While opioid-related deaths in the state have declined for two years in a row, drug use still is devastating families throughout Berkshire County, addiction specialists warn.

Opioid-related deaths in Massachusetts dropped 4 percent — or by 82 people — in 2018, according to a Department of Public Health report released Wednesday. There was a 2 percent decline from 2016 to 2017, when the epidemic was at its peak.

Still, fentanyl, a dangerous synthetic opioid that the Drug Enforcement Administration says is 80 to 100 times stronger than morphine, was found in nine out of every 10 of last year’s deaths and is on the upswing statewide, according to the report.

“Part of treatment for many of our clients, especially those requiring medication as treatment and those in our residences, is doing urine screens,” said Megan Wroldson of the Brien Center. “For those who are testing positive for drug use, they’re often testing positive for fentanyl.”

There were 1,617 confirmed opioid-related overdose deaths in Massachusetts in 2018. Of the 1,445 such deaths that year for which a toxicology screen was available, 89 percent had a positive screen result for fentanyl, according to the DPH report.

Figures provided for the third quarter of the year showed cocaine present in 48 percent of the screens and heroin in 34 percent, according to the DPH.

“Cocaine is on the rise,” Wroldson said of the opioid-related deaths. “It was heroin also, but [fentanyl] is also mixed with cocaine.”

These days, people need to expect to be exposed to fentanyl with any illicit drug they use because most drugs can be laced with the substance, she said.

About 95 percent of urine tests completed at the Brien Center on people reporting that they used heroin are positive for fentanyl, Brien Center Medical Director Jennifer Michaels said.

“Sometimes there is no heroin in the heroin,” Michaels said. “Some are surprised. Sadly, it doesn’t create enough concern for people to alter their use.”

Gov. Charlie Baker’s fiscal year 2020 budget, filed last month, includes $266 million to fund treatment and opioid-related services, and the governor also has proposed spending $5 million on a Regional Fentanyl Interdiction Task Force to limit the spread of the substance.

While the death rate is significantly higher than it was before it began climbing at the start of the decade, Michaels and Wendy Penner, of the Northern Berkshire Community Coalition, find that the statewide numbers for 2018 are a sign that addiction interventions and efforts to support treatment programs are working and need to continue.

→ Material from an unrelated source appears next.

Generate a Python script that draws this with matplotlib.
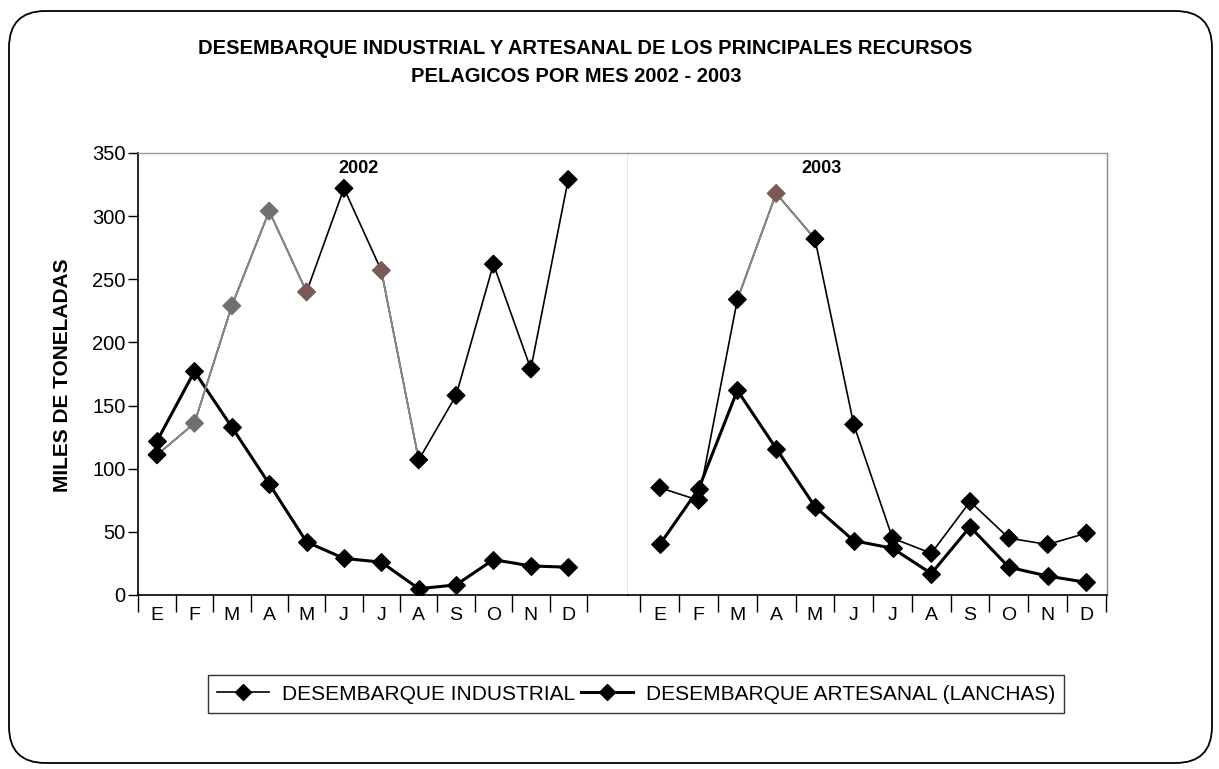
import matplotlib
matplotlib.use("Agg")
import matplotlib.pyplot as plt
from matplotlib.patches import FancyBboxPatch
from matplotlib.lines import Line2D

months = ["E", "F", "M", "A", "M", "J", "J", "A", "S", "O", "N", "D"]
industrial_2002 = [111, 136, 229, 304, 240, 322, 257, 107, 158, 262, 179, 329]
artesanal_2002 = [122, 177, 133, 88, 42, 29, 26, 5, 8, 28, 23, 22]
industrial_2003 = [85, 75, 234, 318, 282, 135, 45, 33, 74, 45, 40, 49]
artesanal_2003 = [40, 84, 162, 116, 70, 43, 37, 17, 54, 22, 15, 10]
yticks = [0, 50, 100, 150, 200, 250, 300, 350]

title_l1 = "DESEMBARQUE INDUSTRIAL Y ARTESANAL DE LOS PRINCIPALES RECURSOS"
title_l2 = "PELAGICOS POR MES 2002 - 2003"
ylabel = "MILES DE TONELADAS"
leg_ind = "DESEMBARQUE INDUSTRIAL"
leg_art = "DESEMBARQUE ARTESANAL (LANCHAS)"

plt.rcParams['font.family'] = ['Liberation Sans', 'DejaVu Sans']

W, H = 1219, 769
fig = plt.figure(figsize=(W / 100, H / 100), dpi=100)

# rounded outer frame
frame = FancyBboxPatch((9 / W, 6 / H), (1212 - 9) / W, (758 - 6) / H,
                       boxstyle="round,pad=0,rounding_size=0.03",
                       transform=fig.transFigure, fill=False,
                       edgecolor="black", linewidth=1.3, mutation_aspect=W / H)
fig.patches.append(frame)

x0, xd, x1 = 138 / W, 628 / W, 1107 / W
yb, yt = 1 - 595 / H, 1 - 153 / H
axL = fig.add_axes([x0, yb, xd - x0, yt - yb])
axR = fig.add_axes([xd, yb, x1 - xd, yt - yb])

gray = "#707070"
brown = "#7a5a55"

def draw(ax, ind, art, ind_colors, gray_segs):
    xs = list(range(len(ind)))
    ax.plot(xs, art, color="black", lw=2.2, zorder=3)
    ax.plot(xs, ind, color="black", lw=1.2, zorder=4)
    for i in gray_segs:
        ax.plot(xs[i:i + 2], ind[i:i + 2], color="#8a8a8a", lw=1.3, zorder=4.5)
    ax.scatter(xs, art, marker="D", s=80, color="black", zorder=5)
    ax.scatter(xs, ind, marker="D", s=80, c=ind_colors, zorder=6)

c2002 = ["black", gray, gray, gray, brown, "black", brown, "black", "black", "black", "black", "black"]
c2003 = ["black", "black", "black", brown] + ["black"] * 8
draw(axL, industrial_2002, artesanal_2002, c2002, [0, 1, 2, 3, 6])
draw(axR, industrial_2003, artesanal_2003, c2003, [2, 3])

axL.set_xlim(-0.51, 12.6)
axR.set_xlim(-0.82, 11.53)
for ax in (axL, axR):
    ax.set_ylim(0, 350)
    ax.set_xticks(range(12))
    ax.set_xticklabels(months, fontsize=14)
    ax.set_xticks([i - 0.5 for i in range(13)], minor=True)
    ax.tick_params(axis="x", which="major", length=0, pad=9)
    ax.tick_params(axis="x", which="minor", length=12, width=1.0, direction="out")
    ax.spines["bottom"].set_linewidth(1.2)
    ax.spines["top"].set_color("#9a9a9a")
    ax.spines["top"].set_linewidth(1.0)

axL.set_yticks(yticks)
axL.set_yticklabels([str(v) for v in yticks], fontsize=14.5)
axL.tick_params(axis="y", length=7, width=1.0, direction="out", pad=2)
axL.spines["left"].set_linewidth(1.2)
axL.spines["right"].set_color("#8a8a8a")
axL.spines["right"].set_linewidth(1.0)
axR.set_yticks([])
axR.spines["left"].set_visible(False)
axR.spines["right"].set_color("#8a8a8a")
axR.spines["right"].set_linewidth(1.0)

fig.text(62 / W, 1 - 375 / H, ylabel, rotation=90, ha="center", va="center",
         fontsize=15, fontweight="bold")
axL.text(0.45, 0.965, "2002", transform=axL.transAxes, ha="center", va="center",
         fontsize=13, fontweight="bold")
axR.text(0.405, 0.965, "2003", transform=axR.transAxes, ha="center", va="center",
         fontsize=13, fontweight="bold")

fig.text(585 / W, 1 - 48 / H, title_l1, ha="center", va="center", fontsize=14.5,
         fontweight="bold")
fig.text(576 / W, 1 - 77 / H, title_l2, ha="center", va="center", fontsize=14.5,
         fontweight="bold")

handles = [Line2D([], [], color="black", lw=1.2, marker="D", markersize=8),
           Line2D([], [], color="black", lw=2.2, marker="D", markersize=8)]
leg = fig.legend(handles, [leg_ind, leg_art], loc="center",
                 bbox_to_anchor=(636 / W, 1 - 694 / H), ncol=2, fontsize=15.0,
                 frameon=True, fancybox=False, edgecolor="black",
                 handlelength=2.5, handletextpad=0.6, columnspacing=0.3,
                 borderpad=0.45, borderaxespad=0)
leg.get_frame().set_linewidth(1.0)

fig.savefig("out.png", dpi=100)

“I’m excited about any decrease in the numbers,” Michaels said. “In our state, in many ways, our government has created interventions that have helped us deal with this epidemic.”

But that doesn’t mean the work is done.

Opioid-related overdoses account for almost 40 percent of all deaths for adults ages 25 to 34, and recovery has been uneven across demographic groups. According to the report, opioid-related deaths among black males statewide increased from 2014 to 2017.

Penner, director of prevention and wellness at the NBCC, also noted that the numbers don’t include hepatitis C deaths or deaths from other illnesses that individuals might have been exposed to through drug use.

“It’s great to see a decrease in these numbers,” but the last thing the community needs is complacency, she said. “There are still a lot of people in our community whose lives are being devastated by drug use.”

“In a small community, which I consider Berkshire County to be, it’s important to remain hopeful,” Wroldson said. “But every death impacts a family and neighborhood and a community, so I think we’re going to be dealing with the effects of the death we’ve experienced over the last few years for a long time.”

Berkshire District Attorney Andrea Harrington said the decrease in deaths is proof that “harm reduction strategies,” like the use of overdose-reversal medication, are saving lives.

“But we have to remain vigilant by treating opioid abuse as a public health problem,” Harrington said in a statement. “Families across Berkshire County have been devastated by the opioid epidemic. That’s why, to promote a healthy community, I support expanding training in the use of naloxone, and will focus on providing prevention and treatment services to non-violent offenders with substance use disorders.”

State House News Service contributed to this report.